We have already learned how to do ray tracings. Although we have presented ray tracings as a way of going from an object to an image, with some care you can answer any of the questions posed above. The drawback of using a ray tracing is that if we want an accurate answer we must make sure that all our lines are carefully measured and that we setup the problem to scale. While a rough ray-tracing is often useful for figuring out what sort of answers we should expect, there is an easier way of getting the precise location of an image: using the thin lens equation.

# Defining Object and Image Distance

We introduce $$o$$ as the distance between the object and the lens, and $$i$$ as the image distance. The location of the image along the optical axis ($$i$$) depends only on how far the object is from the lens ($$o$$) and the focal length of the lens ($$f$$). It does not, for example, depend on the height of the image.

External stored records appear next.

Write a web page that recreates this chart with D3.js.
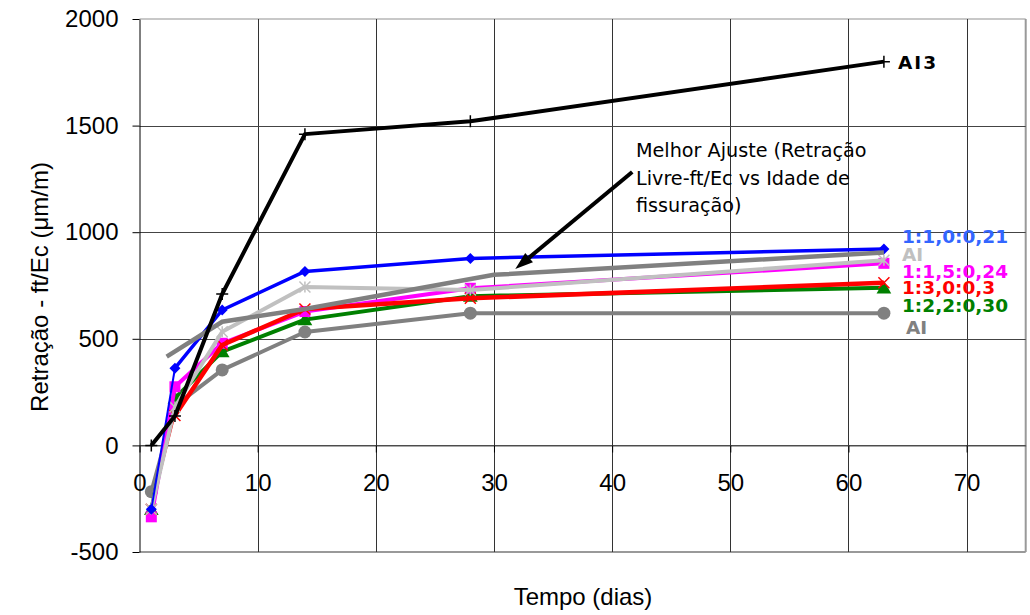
<!DOCTYPE html>
<html><head><meta charset="utf-8">
<script src="https://cdn.jsdelivr.net/npm/d3@7"></script>
<style>
html,body{margin:0;padding:0;background:#fff;}
svg{display:block;}
</style></head>
<body>
<svg id="chart" width="1030" height="615"></svg>
<script>
// ---- data ----
const days = [1, 3, 7, 14, 28, 63];
const ai3 = [0, 138, 710, 1460, 1520, 1800];
const mix_1_1_0_21 = [-300, 362, 635, 816, 877, 921];
const aiLight = [-300, 180, 533, 743, 729, 868];
const mix_1_1_5_24 = [-335, 275, 479, 628, 737, 854];
const mix_1_3_0_3 = [-300, 140, 471, 640, 690, 763];
const mix_1_2_2_30 = [-300, 222, 440, 590, 700, 739];
const aiGray = [-217, 185, 354, 532, 620, 620];
const fitDays = [2.3, 7, 14, 30, 63];
const fitValues = [416, 580, 640, 800, 905];
const xTicks = [0, 10, 20, 30, 40, 50, 60, 70];
const yTicks = [-500, 0, 500, 1000, 1500, 2000];
const fitNote = ["Melhor Ajuste (Retração", "Livre-ft/Ec vs Idade de", "fissuração)"];
const arrowFrom = [41.7, 1282];
const arrowTo = [31.8, 827];

const svg = d3.select("#chart");
const L = 139.5, R = 1025.7, T = 19, B = 552;
const x = d3.scaleLinear().domain([0, 75]).range([L, R]);
const y = d3.scaleLinear().domain([-500, 2000]).range([B, T]);

// plot border
svg.append("line").attr("x1", L).attr("x2", R).attr("y1", T).attr("y2", T).attr("stroke", "#c8c8c8").attr("stroke-width", 2);
svg.append("line").attr("x1", L).attr("x2", R).attr("y1", B).attr("y2", B).attr("stroke", "#999").attr("stroke-width", 2);
svg.append("line").attr("x1", R).attr("x2", R).attr("y1", T).attr("y2", B).attr("stroke", "#999").attr("stroke-width", 2);

// gridlines
const g = svg.append("g");
g.selectAll(".vg").data(xTicks.filter(d => d > 0)).join("line")
  .attr("x1", d => Math.round(x(d)) + 0.5).attr("x2", d => Math.round(x(d)) + 0.5)
  .attr("y1", T).attr("y2", B).attr("stroke", "#333").attr("stroke-width", 1);
g.selectAll(".hg").data(yTicks.filter(d => d > -500 && d < 2000)).join("line")
  .attr("x1", L).attr("x2", R)
  .attr("y1", d => Math.round(y(d)) + 0.5).attr("y2", d => Math.round(y(d)) + 0.5)
  .attr("stroke", "#444").attr("stroke-width", 1);

// axes
const fmt = d => String(d);
const yAxis = svg.append("g").attr("transform", `translate(${L},0)`)
  .call(d3.axisLeft(y).tickValues(yTicks).tickFormat(fmt).tickSize(7).tickPadding(14).tickSizeOuter(0));
const xAxis = svg.append("g").attr("transform", `translate(0,${Math.round(y(0)) + 0.5})`)
  .call(d3.axisBottom(x).tickValues(xTicks).tickFormat(fmt).tickSize(7).tickPadding(21).tickSizeOuter(0));
[yAxis, xAxis].forEach(a => {
  a.selectAll("text").attr("font-family", "Liberation Sans, Arial, sans-serif").attr("font-size", 24).attr("fill", "#000");
  a.selectAll("line").attr("stroke", "#000");
});
xAxis.select(".domain").attr("stroke", "#555");
yAxis.select(".domain").attr("stroke", "#000");

// marker helpers
function marker(sel, type, color, size) {
  const s = size;
  if (type === "diamond") {
    sel.append("path").attr("d", `M0,${-s}L${s},0L0,${s}L${-s},0Z`).attr("fill", color);
  } else if (type === "square") {
    sel.append("rect").attr("x", -s).attr("y", -s).attr("width", 2 * s).attr("height", 2 * s).attr("fill", color);
  } else if (type === "triangle") {
    sel.append("path").attr("d", `M0,${-s}L${s * 1.05},${s * 0.8}L${-s * 1.05},${s * 0.8}Z`).attr("fill", color);
  } else if (type === "circle") {
    sel.append("circle").attr("r", s).attr("fill", color);
  } else if (type === "plus") {
    sel.append("path").attr("d", `M${-s},0H${s}M0,${-s}V${s}`).attr("stroke", color).attr("stroke-width", 1.5).attr("fill", "none");
  } else if (type === "x") {
    sel.append("path").attr("d", `M${-s},${-s}L${s},${s}M${-s},${s}L${s},${-s}`).attr("stroke", color).attr("stroke-width", 1.5).attr("fill", "none");
  } else if (type === "star") {
    sel.append("path").attr("d", `M${-s},${-s}L${s},${s}M${-s},${s}L${s},${-s}M0,${-s}V${s}`).attr("stroke", color).attr("stroke-width", 1.5).attr("fill", "none");
  }
}

const line = d3.line().x(d => x(d[0])).y(d => y(d[1]));

const series = [
  { vals: aiGray, color: "#808080", w: 4, m: "circle", ms: 6.5 },
  { vals: mix_1_2_2_30, color: "#008000", w: 4, m: "triangle", ms: 7 },
  { vals: mix_1_1_5_24, color: "#ff00ff", w: 4, m: "square", ms: 5.5 },
  { vals: mix_1_3_0_3, color: "#ff0000", w: 4.5, m: "x", ms: 5.5, thinFirst: true },
  { vals: aiLight, color: "#c0c0c0", w: 4, m: "star", ms: 5.5 },
  { vals: mix_1_1_0_21, color: "#0000ff", w: 3.5, m: "diamond", ms: 5.5, thinFirst: true }
];

series.forEach(s => {
  const pts = days.map((d, i) => [d, s.vals[i]]);
  const gg = svg.append("g");
  if (s.thinFirst) {
    gg.append("path").attr("d", line(pts.slice(0, 2))).attr("stroke", s.color).attr("stroke-width", s.color === "#ff0000" ? 1.2 : 2).attr("fill", "none");
    gg.append("path").attr("d", line(pts.slice(1))).attr("stroke", s.color).attr("stroke-width", s.w).attr("fill", "none").attr("stroke-linejoin", "round");
  } else {
    gg.append("path").attr("d", line(pts)).attr("stroke", s.color).attr("stroke-width", s.w).attr("fill", "none").attr("stroke-linejoin", "round");
  }
  pts.forEach(p => {
    const mg = gg.append("g").attr("transform", `translate(${x(p[0])},${y(p[1])})`);
    marker(mg, s.m, s.color, s.ms);
  });
});

// best fit line
svg.append("path").attr("d", line(fitDays.map((d, i) => [d, fitValues[i]])))
  .attr("stroke", "#808080").attr("stroke-width", 4.5).attr("fill", "none");

// AI3 black
const aiPts = days.map((d, i) => [d, ai3[i]]);
svg.append("path").attr("d", line(aiPts)).attr("stroke", "#000").attr("stroke-width", 4).attr("fill", "none").attr("stroke-linejoin", "round");
aiPts.forEach(p => {
  const mg = svg.append("g").attr("transform", `translate(${x(p[0])},${y(p[1])})`);
  marker(mg, "plus", "#000", 6);
});

// arrow annotation
const ax1 = x(arrowFrom[0]), ay1 = y(arrowFrom[1]), ax2 = x(arrowTo[0]), ay2 = y(arrowTo[1]);
const ang = Math.atan2(ay2 - ay1, ax2 - ax1);
const hl = 18, hw = 6;
const bx = ax2 - hl * Math.cos(ang), by = ay2 - hl * Math.sin(ang);
svg.append("line").attr("x1", ax1).attr("y1", ay1).attr("x2", bx).attr("y2", by).attr("stroke", "#000").attr("stroke-width", 4);
svg.append("path").attr("d", `M${ax2},${ay2}L${bx - hw * Math.sin(ang)},${by + hw * Math.cos(ang)}L${bx + hw * Math.sin(ang)},${by - hw * Math.cos(ang)}Z`).attr("fill", "#000");

svg.append("text").attr("font-family", "DejaVu Sans, Verdana, sans-serif").attr("font-size", 19.2).attr("fill", "#000")
  .selectAll("tspan").data(fitNote).join("tspan")
  .attr("x", 636).attr("y", (d, i) => 157 + i * 27.5).text(d => d);

// series labels
const labels = [
  { t: "AI3", c: "#000", x: 898, y: 62, ls: 2 },
  { t: "1:1,0:0,21", c: "#3366ff", x: 902, y: 236.5 },
  { t: "AI", c: "#c0c0c0", x: 902, y: 254 },
  { t: "1:1,5:0,24", c: "#ff00ff", x: 902, y: 271 },
  { t: "1:3,0:0,3", c: "#ff0000", x: 902, y: 287 },
  { t: "1:2,2:0,30", c: "#008000", x: 902, y: 305.5 },
  { t: "AI", c: "#808080", x: 906, y: 327 }
];
svg.selectAll(".lab").data(labels).join("text")
  .attr("x", d => d.x).attr("y", d => d.y).attr("dy", "0.36em")
  .attr("font-family", "DejaVu Sans, Verdana, sans-serif").attr("font-weight", "bold").attr("font-size", 18.5)
  .attr("letter-spacing", d => d.ls || 0)
  .attr("fill", d => d.c).text(d => d.t);

// axis titles
svg.append("text").attr("transform", "translate(40,287) rotate(-90)").attr("text-anchor", "middle").attr("dy", "0.35em")
  .attr("font-family", "Liberation Sans, Arial, sans-serif").attr("font-size", 24).text("Retração - ft/Ec (μm/m)");
svg.append("text").attr("x", 583).attr("y", 597).attr("text-anchor", "middle").attr("dy", "0.35em")
  .attr("font-family", "Liberation Sans, Arial, sans-serif").attr("font-size", 24).text("Tempo (dias)");
</script>
</body></html>
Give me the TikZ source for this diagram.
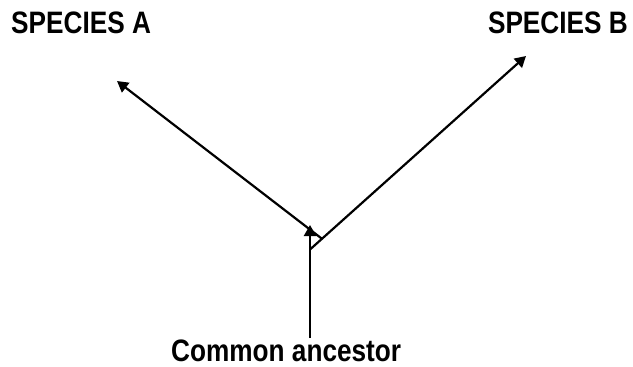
\documentclass[tikz,border=0pt]{standalone}
\usepackage{fontspec}
\setmainfont[FakeStretch=0.845]{Liberation Sans}
\usetikzlibrary{arrows.meta}
\tikzset{
  branch/.style={line width=2.2pt, -{Triangle[length=11pt,width=12pt]}},
  label/.style={font=\fontsize{31}{37}\selectfont\bfseries, inner sep=0pt},
}
\begin{document}
\begin{tikzpicture}[x=1pt, y=-1pt]
  \useasboundingbox (0,0) rectangle (633,367);
  % labels
  \node[label, anchor=base west] (spa) at (11,33) {SPECIES A};
  \node[label, anchor=base east] (spb) at (628,33) {SPECIES B};
  \node[label, anchor=base west] (anc) at (171,361) {Common ancestor};
  % branch points
  \coordinate (root) at (310,338);
  \coordinate (node) at (310,225);
  \coordinate (fork) at (310,249.5);
  \coordinate (split) at (322,238.8);
  \coordinate (tipA) at (117,81);
  \coordinate (tipB) at (526,56);
  % lineage and its two descendants
  \draw[branch] (root) -- (node);
  \draw[branch] (fork) -- (tipB);
  \draw[branch] (split) -- (tipA);
\end{tikzpicture}
\end{document}
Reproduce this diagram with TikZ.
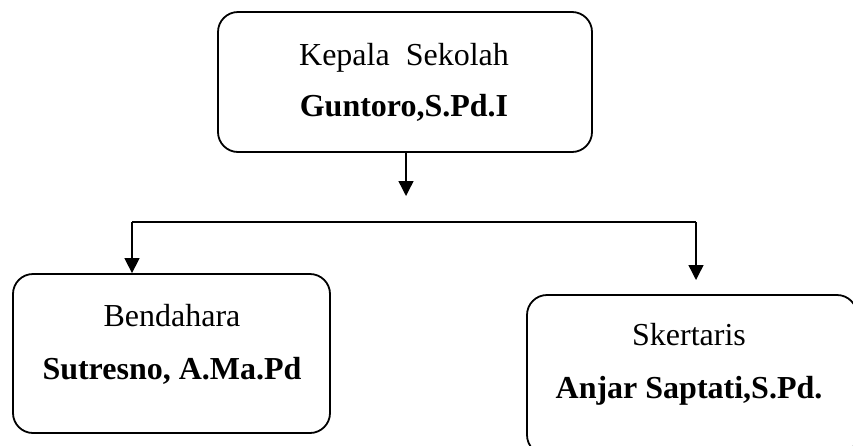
\documentclass[tikz,border=0pt]{standalone}
\usepackage{fontspec}
\setmainfont{Liberation Serif}
\usetikzlibrary{arrows.meta,positioning}

\begin{document}
\begin{tikzpicture}[
    x=1pt, y=-1pt,
    unit/.style={rectangle, draw, line width=1.8pt, rounded corners=20pt},
    unittext/.style={align=center, font=\fontsize{32}{38}\selectfont, inner sep=0pt},
    link/.style={line width=1.4pt},
    arrow/.style={link, -{Triangle[length=15pt, width=15pt]}}
]
    \useasboundingbox (0,0) rectangle (853,445);
    \clip (0,0) rectangle (853,445);

    % Head of school
    \node [unit, minimum width=374pt, minimum height=140pt] (kepala) at (405,82) {};
    \node [unittext] (kepalaText) at (404,82) {Kepala~~Sekolah\\[13pt]\textbf{Guntoro,S.Pd.I}};

    % Treasurer and secretary
    \node [unit, minimum width=317pt, minimum height=159pt] (bendahara) at (171.5,353.5) {};
    \node [unittext] (bendaharaText) at (172,344) {Bendahara\\[15pt]\textbf{Sutresno, A.Ma.Pd}};
    \node [unit, minimum width=330pt, minimum height=160pt] (sekretaris) at (692,375) {};
    \node [unittext] (sekretarisText) at (689,364) {Skertaris\\[15pt]\textbf{Anjar Saptati,S.Pd.}};

    % Branch points
    \coordinate (junction) at (406,196);
    \coordinate (branchL) at (132,222);
    \coordinate (branchR) at (696,222);
    \coordinate (tipR) at (696,280);

    % Arrows
    \draw [arrow] (kepala.south -| junction) -- (junction);
    \draw [link] (branchL) -- (branchR);
    \draw [arrow] (branchL) -- (branchL |- bendahara.north);
    \draw [arrow] (branchR) -- (tipR);
\end{tikzpicture}
\end{document}
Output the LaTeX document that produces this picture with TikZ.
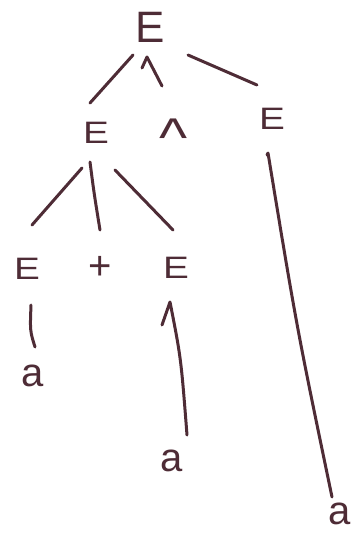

The magnitude of $$i$$ is the distance between the lens and the image, but $$i$$ can be either positive or negative. Here, we choose a convention where $$i > 0$$ for a real image, and $$i < 0$$ for a virtual image. Note that these are definitions for the sign of$$i$$, not the definition of if an object is real or virtual. We recall from Lenses and Ray Tracing that the focal length of a lens is positive for converging lenses and negative for diverging lenses. The object distance $$o$$ is always positive. These ideas are summarized in the figure above and table below.

Relevant Sign Property
Table 9.3.3.1
$$i < 0$$ Image is virtual
$$i > 0$$ Images is real
$$f > 0$$ Converging lens
$$f < 0$$ Diverging lens
$$o > 0$$ (Almost) always

# The Thin Lens Equation

These three quantities $$o$$, $$i$$, and $$f$$ are related by the thin lens equation

$\dfrac{1}{o} + \dfrac{1}{i} = \dfrac{1}{f}$

Looking at our previous ray tracings it is apparent that the image and the object do not have to be the same size. This leads us to define the magnification $$m$$. We define $$m$$ as the ratio of the height of the image to the height of the object. Thus, if the magnification is $$m = 2$$ it means that the image is twice as high as the object. We can relate the magnification $$m$$ to the object and image distances $$i$$ and $$o$$ via

$m -\dfrac{i}{o}$

Notice that the magnification can be negative. If the image is real (so that $$i > 0$$) then $$m < 0$$, meaning that the image would be upside-down. A virtual image has $$i < 0$$, so $$m$$ is positive, telling us that the image is upright. The advantage to using these particular conventions (rather than conventions based on which side of the lens we are discussing) is that we can use the exact same conventions when discussing curved mirrors with focal points.

(Both of the equations presented above can be derived from what you already know about lenses, but we don't expect you to know the derivation. Still, it is provided in the summary for any interested readers.)

Exercise

If an image is bigger in size than the original object, what does this tell us about the magnification? Does it matter if the image is upright or inverted?